┌──

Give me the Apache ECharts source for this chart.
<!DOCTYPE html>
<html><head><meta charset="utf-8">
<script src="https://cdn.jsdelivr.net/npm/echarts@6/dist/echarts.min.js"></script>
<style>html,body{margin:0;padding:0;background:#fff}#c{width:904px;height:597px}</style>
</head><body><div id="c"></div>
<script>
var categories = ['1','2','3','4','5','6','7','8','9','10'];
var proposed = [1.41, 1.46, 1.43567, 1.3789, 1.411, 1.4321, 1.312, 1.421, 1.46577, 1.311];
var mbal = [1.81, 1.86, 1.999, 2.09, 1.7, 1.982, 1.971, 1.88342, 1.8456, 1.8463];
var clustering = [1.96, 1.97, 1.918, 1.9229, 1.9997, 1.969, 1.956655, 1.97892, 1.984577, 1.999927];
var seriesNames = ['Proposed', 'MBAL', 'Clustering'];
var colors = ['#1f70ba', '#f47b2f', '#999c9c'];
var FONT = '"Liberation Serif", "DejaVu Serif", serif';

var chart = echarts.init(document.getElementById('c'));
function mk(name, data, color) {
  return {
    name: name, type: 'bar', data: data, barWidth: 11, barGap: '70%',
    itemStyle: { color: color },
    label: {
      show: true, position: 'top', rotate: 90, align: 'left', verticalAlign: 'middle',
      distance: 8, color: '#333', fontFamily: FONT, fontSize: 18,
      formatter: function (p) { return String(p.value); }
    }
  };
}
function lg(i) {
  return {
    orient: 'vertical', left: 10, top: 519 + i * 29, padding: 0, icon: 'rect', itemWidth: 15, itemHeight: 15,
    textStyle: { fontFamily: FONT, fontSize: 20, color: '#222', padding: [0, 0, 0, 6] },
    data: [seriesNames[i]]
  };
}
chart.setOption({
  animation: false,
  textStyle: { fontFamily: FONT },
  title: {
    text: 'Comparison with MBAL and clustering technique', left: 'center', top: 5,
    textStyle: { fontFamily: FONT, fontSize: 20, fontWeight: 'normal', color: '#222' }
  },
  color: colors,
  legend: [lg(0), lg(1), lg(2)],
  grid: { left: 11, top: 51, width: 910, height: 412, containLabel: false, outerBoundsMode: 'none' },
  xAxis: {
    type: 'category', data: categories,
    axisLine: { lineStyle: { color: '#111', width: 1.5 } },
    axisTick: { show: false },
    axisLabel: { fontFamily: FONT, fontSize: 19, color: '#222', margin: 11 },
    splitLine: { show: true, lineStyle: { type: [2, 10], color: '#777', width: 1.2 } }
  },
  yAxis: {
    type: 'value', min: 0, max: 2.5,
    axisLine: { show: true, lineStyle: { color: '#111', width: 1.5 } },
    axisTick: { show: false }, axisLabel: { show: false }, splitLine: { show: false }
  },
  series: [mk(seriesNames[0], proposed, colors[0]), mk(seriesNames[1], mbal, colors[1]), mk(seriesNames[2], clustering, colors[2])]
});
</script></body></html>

└──

- [Description of the task]: Each line of the listing above should be output exactly.

- [Full solution]:
Give me the Apache ECharts source for this chart.
<!DOCTYPE html>
<html><head><meta charset="utf-8">
<script src="https://cdn.jsdelivr.net/npm/echarts@6/dist/echarts.min.js"></script>
<style>html,body{margin:0;padding:0;background:#fff}#c{width:904px;height:597px}</style>
</head><body><div id="c"></div>
<script>
var categories = ['1','2','3','4','5','6','7','8','9','10'];
var proposed = [1.41, 1.46, 1.43567, 1.3789, 1.411, 1.4321, 1.312, 1.421, 1.46577, 1.311];
var mbal = [1.81, 1.86, 1.999, 2.09, 1.7, 1.982, 1.971, 1.88342, 1.8456, 1.8463];
var clustering = [1.96, 1.97, 1.918, 1.9229, 1.9997, 1.969, 1.956655, 1.97892, 1.984577, 1.999927];
var seriesNames = ['Proposed', 'MBAL', 'Clustering'];
var colors = ['#1f70ba', '#f47b2f', '#999c9c'];
var FONT = '"Liberation Serif", "DejaVu Serif", serif';

var chart = echarts.init(document.getElementById('c'));
function mk(name, data, color) {
  return {
    name: name, type: 'bar', data: data, barWidth: 11, barGap: '70%',
    itemStyle: { color: color },
    label: {
      show: true, position: 'top', rotate: 90, align: 'left', verticalAlign: 'middle',
      distance: 8, color: '#333', fontFamily: FONT, fontSize: 18,
      formatter: function (p) { return String(p.value); }
    }
  };
}
function lg(i) {
  return {
    orient: 'vertical', left: 10, top: 519 + i * 29, padding: 0, icon: 'rect', itemWidth: 15, itemHeight: 15,
    textStyle: { fontFamily: FONT, fontSize: 20, color: '#222', padding: [0, 0, 0, 6] },
    data: [seriesNames[i]]
  };
}
chart.setOption({
  animation: false,
  textStyle: { fontFamily: FONT },
  title: {
    text: 'Comparison with MBAL and clustering technique', left: 'center', top: 5,
    textStyle: { fontFamily: FONT, fontSize: 20, fontWeight: 'normal', color: '#222' }
  },
  color: colors,
  legend: [lg(0), lg(1), lg(2)],
  grid: { left: 11, top: 51, width: 910, height: 412, containLabel: false, outerBoundsMode: 'none' },
  xAxis: {
    type: 'category', data: categories,
    axisLine: { lineStyle: { color: '#111', width: 1.5 } },
    axisTick: { show: false },
    axisLabel: { fontFamily: FONT, fontSize: 19, color: '#222', margin: 11 },
    splitLine: { show: true, lineStyle: { type: [2, 10], color: '#777', width: 1.2 } }
  },
  yAxis: {
    type: 'value', min: 0, max: 2.5,
    axisLine: { show: true, lineStyle: { color: '#111', width: 1.5 } },
    axisTick: { show: false }, axisLabel: { show: false }, splitLine: { show: false }
  },
  series: [mk(seriesNames[0], proposed, colors[0]), mk(seriesNames[1], mbal, colors[1]), mk(seriesNames[2], clustering, colors[2])]
});
</script></body></html>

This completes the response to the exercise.